Pagi itu, di tengah asik tawar-menawar dagangan. Sebagian malah sudah terjadi kesepakatan harga, namun belum sempat dibayar. Tiba-tiba datang polisi dengan kendaraan bersirine turun dan menangkap pedagang yang bisa ditangkap sambil mengobrak abrik dagangan. Kedatangan polisi itu benar tiba-tiba, tidak diduga sebelumnya.
Serta merta semua pedagang kecil itu dengan cepat dan sigap menggulung kain dagangannya. Dagangan itu digendong, dipikul atau diseret sebisanya dibawa pergi menghindar dari polisi. Banyak yang kemudian dagangannya tercecer tidak sempat dibawa. Termasuk yang sudah dipegang pembeli namun belum sempat dibayar ditinggalkan begitu saja. Membiarkan pembeli sendirian, bingung mau bayar dengan siapa.
Pedagang yang ketangkap itu dibawa polisi. Mungkin dia sedang apes saja, yang lainnya tidak ditangkap karena sempat lari duluan. Bagi polisi, pedagang yang ditangkap itu mungkin untuk memberikan pesan peringatan kepada yang lain supaya ada efek jera. Tidak tahu, efektif atau tidak razia itu memberi efek jera, nyatanya besok pagi setelah subuh para pedagang itu menggelar dagangannya lagi.

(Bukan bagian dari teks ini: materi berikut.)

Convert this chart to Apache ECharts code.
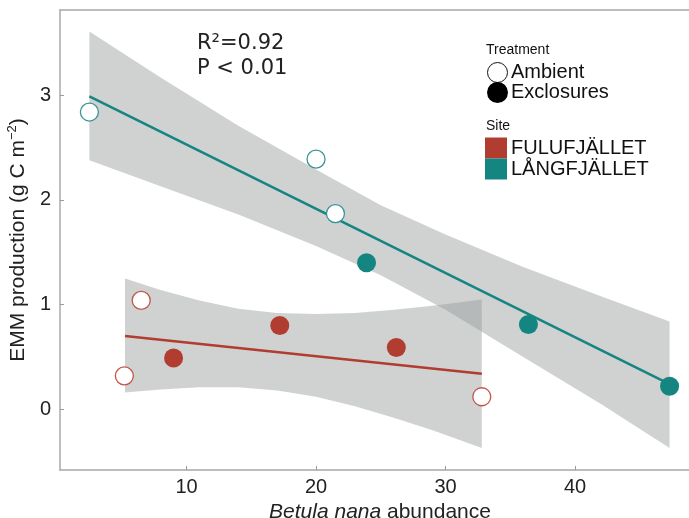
<!DOCTYPE html>
<html>
<head>
<meta charset="utf-8">
<script src="https://cdn.jsdelivr.net/npm/echarts@6/dist/echarts.min.js"></script>
<style>html,body{margin:0;padding:0;background:#fff}#c{width:689px;height:518px}</style>
</head>
<body>
<div id="c"></div>
<script>
// ---- data ----
const xTicks = [10, 20, 30, 40];
const yTicks = [0, 1, 2, 3];

// Långfjället (teal)
const langAmbientX = [2.5, 20.0, 21.5];
const langAmbientY = [2.84, 2.39, 1.87];
const langExclX = [23.9, 36.4, 47.3];
const langExclY = [1.40, 0.81, 0.22];
const langFitX = [2.5, 47.3];
const langFitY = [2.99, 0.24];
const langBandX = [2.5, 8, 14, 20, 25, 30, 36, 42, 47.3];
const langBandUpper = [3.61, 3.17, 2.71, 2.29, 1.95, 1.67, 1.36, 1.08, 0.84];
const langBandLower = [2.38, 2.13, 1.86, 1.56, 1.28, 0.95, 0.50, 0.05, -0.37];

// Fulufjället (red)
const fuluAmbientX = [5.2, 6.5, 32.8];
const fuluAmbientY = [0.32, 1.04, 0.12];
const fuluExclX = [9.0, 17.2, 26.2];
const fuluExclY = [0.49, 0.80, 0.59];
const fuluFitX = [5.25, 32.8];
const fuluFitY = [0.70, 0.34];
const fuluBandX = [5.25, 8, 11, 14, 17, 20, 23, 26, 29, 32.8];
const fuluBandUpper = [1.25, 1.14, 1.04, 0.96, 0.92, 0.91, 0.92, 0.95, 0.99, 1.05];
const fuluBandLower = [0.16, 0.19, 0.21, 0.21, 0.18, 0.12, 0.03, -0.08, -0.20, -0.37];

const TEAL = '#158582';
const RED = '#b13c30';
const BAND = 'rgba(150,156,156,0.45)';
const FONT = '"Liberation Sans", Arial, sans-serif';

function zip(xs, ys) { return xs.map((x, i) => [x, ys[i]]); }

function bandSeries(bx, up, lo, z) {
  return {
    type: 'custom',
    z: z,
    clip: true,
    silent: true,
    data: [[bx[0], up[0]]],
    renderItem: function (params, api) {
      const pts = [];
      for (let i = 0; i < bx.length; i++) pts.push(api.coord([bx[i], up[i]]));
      for (let i = bx.length - 1; i >= 0; i--) pts.push(api.coord([bx[i], lo[i]]));
      return { type: 'polygon', shape: { points: pts }, style: { fill: BAND } };
    }
  };
}

const chart = echarts.init(document.getElementById('c'), null, { renderer: 'canvas' });
const axisLineStyle = { color: '#a8a8a8', width: 1.5 };

chart.setOption({
  animation: false,
  backgroundColor: '#fff',
  grid: { left: 60, top: 10, right: 0, bottom: 48, containLabel: false, outerBoundsMode: 'none' },
  xAxis: [{
    type: 'value', min: 0.23, max: 48.8,
    axisLine: { show: true, onZero: false, lineStyle: axisLineStyle },
    axisTick: { show: true, inside: true, length: 4, customValues: xTicks, lineStyle: { color: '#999' } },
    axisLabel: { customValues: xTicks, fontSize: 20, fontFamily: FONT, color: '#222', margin: 7 },
    splitLine: { show: false },
    name: '{i|Betula nana} abundance',
    nameLocation: 'middle', nameGap: 18,
    nameTextStyle: { fontSize: 21, fontFamily: FONT, color: '#222', padding: [0, 0, 0, 11],
      rich: { i: { fontSize: 21, fontFamily: FONT, fontStyle: 'italic', color: '#222' } } }
  }, {
    type: 'value', min: 0.23, max: 48.8, position: 'top',
    axisLine: { show: true, onZero: false, lineStyle: axisLineStyle },
    axisTick: { show: false }, axisLabel: { show: false }, splitLine: { show: false }
  }],
  yAxis: {
    type: 'value', min: -0.58, max: 3.815,
    axisLine: { show: true, onZero: false, lineStyle: axisLineStyle },
    axisTick: { show: true, inside: true, length: 4, customValues: yTicks, lineStyle: { color: '#999' } },
    axisLabel: { customValues: yTicks, fontSize: 20, fontFamily: FONT, color: '#222', margin: 9 },
    splitLine: { show: false },
    name: '{a|EMM production (g C m}{s|−2}{a|)}',
    nameLocation: 'middle', nameRotate: 90, nameGap: 24,
    nameTextStyle: {
      rich: {
        a: { fontSize: 21, fontFamily: FONT, color: '#222', lineHeight: 26 },
        s: { fontSize: 13, fontFamily: FONT, color: '#222', verticalAlign: 'top', lineHeight: 26, padding: [0, 0, 10, 0] }
      }
    }
  },
  series: [
    bandSeries(langBandX, langBandUpper, langBandLower, 1),
    bandSeries(fuluBandX, fuluBandUpper, fuluBandLower, 1),
    { type: 'line', z: 3, data: zip(langFitX, langFitY), symbol: 'none', lineStyle: { color: TEAL, width: 2.6 } },
    { type: 'line', z: 3, data: zip(fuluFitX, fuluFitY), symbol: 'none', lineStyle: { color: RED, width: 2.6 } },
    { type: 'scatter', z: 5, data: zip(langAmbientX, langAmbientY), symbol: 'circle', symbolSize: 18,
      itemStyle: { color: '#fff', borderColor: '#3a9592', borderWidth: 1.3, opacity: 1 } },
    { type: 'scatter', z: 5, data: zip(langExclX, langExclY), symbol: 'circle', symbolSize: 19,
      itemStyle: { color: TEAL, opacity: 1 } },
    { type: 'scatter', z: 5, data: zip(fuluAmbientX, fuluAmbientY), symbol: 'circle', symbolSize: 18,
      itemStyle: { color: '#fff', borderColor: '#c0544a', borderWidth: 1.3, opacity: 1 } },
    { type: 'scatter', z: 5, data: zip(fuluExclX, fuluExclY), symbol: 'circle', symbolSize: 19,
      itemStyle: { color: RED, opacity: 1 } }
  ],
  graphic: [
    { type: 'text', left: 197, top: 33, style: { text: 'R²=0.92', font: '21px "DejaVu Sans"', fill: '#222' } },
    { type: 'text', left: 197, top: 58, style: { text: 'P < 0.01', font: '21px "DejaVu Sans"', fill: '#222' } },
    // legend: treatment
    { type: 'text', left: 486, top: 43, style: { text: 'Treatment', font: '14px "Liberation Sans"', fill: '#111' } },
    { type: 'circle', shape: { cx: 497.5, cy: 72.5, r: 10 }, style: { fill: '#fff', stroke: '#111', lineWidth: 1 } },
    { type: 'text', left: 511, top: 62, style: { text: 'Ambient', font: '20px "Liberation Sans"', fill: '#111' } },
    { type: 'circle', shape: { cx: 497.5, cy: 92.5, r: 10.5 }, style: { fill: '#000' } },
    { type: 'text', left: 511, top: 82, style: { text: 'Exclosures', font: '20px "Liberation Sans"', fill: '#111' } },
    // legend: site
    { type: 'text', left: 486, top: 119, style: { text: 'Site', font: '14px "Liberation Sans"', fill: '#111' } },
    { type: 'rect', shape: { x: 485, y: 137.5, width: 22, height: 21 }, style: { fill: RED } },
    { type: 'rect', shape: { x: 485, y: 158.5, width: 22, height: 21 }, style: { fill: TEAL } },
    { type: 'text', left: 511, top: 138, style: { text: 'FULUFJÄLLET', font: '20px "Liberation Sans"', fill: '#111' } },
    { type: 'text', left: 511, top: 159, style: { text: 'LÅNGFJÄLLET', font: '20px "Liberation Sans"', fill: '#111' } }
  ]
});
</script>
</body>
</html>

Esok paginya ba’da subuh suara itu terdengar lagi: “ Haji-haji, dua Riyal, dua Riyal, Jokowi Delapan ribu” dengan logat yang belum berubah. Maksud dua Riyal dan Jokowi Delapan ribu itu, adalah harga dua riyal itu kalau dihitung dengan rupiah senilai dengan delapan ribu rupiah. Mohon maaf pak Jokowi, nama Bapak dijadikan pengganti representasi uang rupiah oleh para pedagang kaki lima di Arab Saudi. (MH. 30/05/2024).